→ **Directions**: Each line from the start of the entries through the line that contains "import matplotlib.pyplot as plt" should be output exactly, please.

→ **Supplied information**:
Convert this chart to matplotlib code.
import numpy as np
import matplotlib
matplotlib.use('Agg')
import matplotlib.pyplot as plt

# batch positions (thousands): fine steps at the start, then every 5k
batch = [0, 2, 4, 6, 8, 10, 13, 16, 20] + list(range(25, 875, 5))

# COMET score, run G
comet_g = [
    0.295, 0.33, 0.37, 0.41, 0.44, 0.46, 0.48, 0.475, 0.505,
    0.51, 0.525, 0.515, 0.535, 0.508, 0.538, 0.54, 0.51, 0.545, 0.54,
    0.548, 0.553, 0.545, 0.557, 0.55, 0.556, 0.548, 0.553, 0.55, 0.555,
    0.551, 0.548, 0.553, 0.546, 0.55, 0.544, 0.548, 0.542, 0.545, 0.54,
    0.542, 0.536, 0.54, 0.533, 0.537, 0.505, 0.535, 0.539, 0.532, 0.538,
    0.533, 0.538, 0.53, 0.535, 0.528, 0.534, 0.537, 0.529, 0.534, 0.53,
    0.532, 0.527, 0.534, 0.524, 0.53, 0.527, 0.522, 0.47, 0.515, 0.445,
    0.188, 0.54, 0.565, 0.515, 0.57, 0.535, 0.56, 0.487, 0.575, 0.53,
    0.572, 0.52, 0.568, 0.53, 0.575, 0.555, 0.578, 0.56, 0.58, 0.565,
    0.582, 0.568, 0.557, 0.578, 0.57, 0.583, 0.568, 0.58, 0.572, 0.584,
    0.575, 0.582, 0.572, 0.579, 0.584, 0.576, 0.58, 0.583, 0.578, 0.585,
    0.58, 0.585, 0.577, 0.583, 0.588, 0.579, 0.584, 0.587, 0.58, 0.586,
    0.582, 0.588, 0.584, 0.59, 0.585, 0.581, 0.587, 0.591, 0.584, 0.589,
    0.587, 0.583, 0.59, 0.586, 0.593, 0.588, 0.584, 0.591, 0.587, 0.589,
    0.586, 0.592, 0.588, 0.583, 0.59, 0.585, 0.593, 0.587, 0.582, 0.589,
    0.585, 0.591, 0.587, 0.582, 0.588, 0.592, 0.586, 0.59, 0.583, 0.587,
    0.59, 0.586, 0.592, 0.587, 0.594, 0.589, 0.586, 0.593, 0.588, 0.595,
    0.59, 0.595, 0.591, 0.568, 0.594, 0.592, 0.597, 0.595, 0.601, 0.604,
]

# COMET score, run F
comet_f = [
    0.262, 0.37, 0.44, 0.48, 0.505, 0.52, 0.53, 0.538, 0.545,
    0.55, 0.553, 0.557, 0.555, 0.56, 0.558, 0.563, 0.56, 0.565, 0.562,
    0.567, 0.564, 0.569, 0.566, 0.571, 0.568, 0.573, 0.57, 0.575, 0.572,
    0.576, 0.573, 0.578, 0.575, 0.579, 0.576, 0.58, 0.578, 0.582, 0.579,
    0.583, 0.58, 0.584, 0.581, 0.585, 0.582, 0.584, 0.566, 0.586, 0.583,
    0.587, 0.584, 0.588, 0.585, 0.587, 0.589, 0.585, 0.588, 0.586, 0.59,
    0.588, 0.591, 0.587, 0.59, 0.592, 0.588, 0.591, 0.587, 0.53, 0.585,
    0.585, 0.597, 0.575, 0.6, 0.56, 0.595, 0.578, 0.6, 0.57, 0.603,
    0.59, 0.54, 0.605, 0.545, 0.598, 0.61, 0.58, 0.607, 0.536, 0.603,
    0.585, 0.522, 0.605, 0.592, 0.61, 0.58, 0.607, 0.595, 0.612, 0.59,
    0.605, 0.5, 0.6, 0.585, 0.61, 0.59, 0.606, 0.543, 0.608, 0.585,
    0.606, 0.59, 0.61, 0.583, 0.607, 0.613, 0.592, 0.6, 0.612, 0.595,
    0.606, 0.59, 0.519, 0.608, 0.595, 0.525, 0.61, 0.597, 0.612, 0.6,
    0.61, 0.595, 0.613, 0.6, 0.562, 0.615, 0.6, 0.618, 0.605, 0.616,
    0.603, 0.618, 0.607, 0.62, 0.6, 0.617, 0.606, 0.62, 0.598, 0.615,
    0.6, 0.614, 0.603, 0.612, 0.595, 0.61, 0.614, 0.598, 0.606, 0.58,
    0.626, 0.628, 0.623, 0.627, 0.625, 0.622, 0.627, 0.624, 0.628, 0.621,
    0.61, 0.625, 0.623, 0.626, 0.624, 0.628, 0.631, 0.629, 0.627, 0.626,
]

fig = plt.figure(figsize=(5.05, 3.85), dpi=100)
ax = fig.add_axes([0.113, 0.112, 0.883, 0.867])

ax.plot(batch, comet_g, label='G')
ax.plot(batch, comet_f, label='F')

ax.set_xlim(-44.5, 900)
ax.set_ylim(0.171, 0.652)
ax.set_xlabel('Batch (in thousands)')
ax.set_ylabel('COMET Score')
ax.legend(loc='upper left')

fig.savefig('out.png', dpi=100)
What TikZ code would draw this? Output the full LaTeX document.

→ **Worked answer**:
Convert this chart to matplotlib code.
import numpy as np
import matplotlib
matplotlib.use('Agg')
import matplotlib.pyplot as plt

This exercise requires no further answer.